Organizational management should always keep in mind that there is a trade-off between the quantity of data collected and its quality. As Panko’s research suggested, even with small per-cell error rates, the likelihood that errors will occur grows as more data is collected and processed. Given this fact, it is incumbent on organizations, and especially managers responsible for setting data-driven objectives, to think critically about what information is important enough to collect, what information can be accurately measured and what organizational questions this data addresses. Organizations must adhere to collecting specific data for compliance purposes in line with state and federal mandates, but this is all the more reason to institute good data collection practices — avoiding potential audit or legal noncompliance issues.

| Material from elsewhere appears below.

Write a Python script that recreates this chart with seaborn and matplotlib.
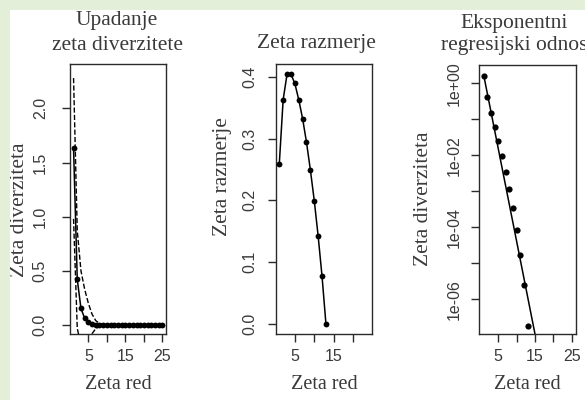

Lastly, “Roser’s Rule” of compiling clean CSV spreadsheets of data that is well-documented with accompanying text files delineating their contents should be the gold standard for data production at every level. Not only does this ensure near-universal usability, but it also functions as a check against frivolous, error-ridden data collection. Appropriate documentation also helps to focus attention on exactly what data should contain. This can help employees compiling the data to spot errors by the act of documentation itself. All of these suggestions go nowhere without managerial buy-in. Thus, a shift of focus (and resources) away from sweeping solutions back to the straightforward, boring, critical tasks of entry-level spreadsheet checking by managing agents is an excellent first step to signal organizational dedication to the oft-understated hard work required to produce high-quality data that best informs organizational objectives.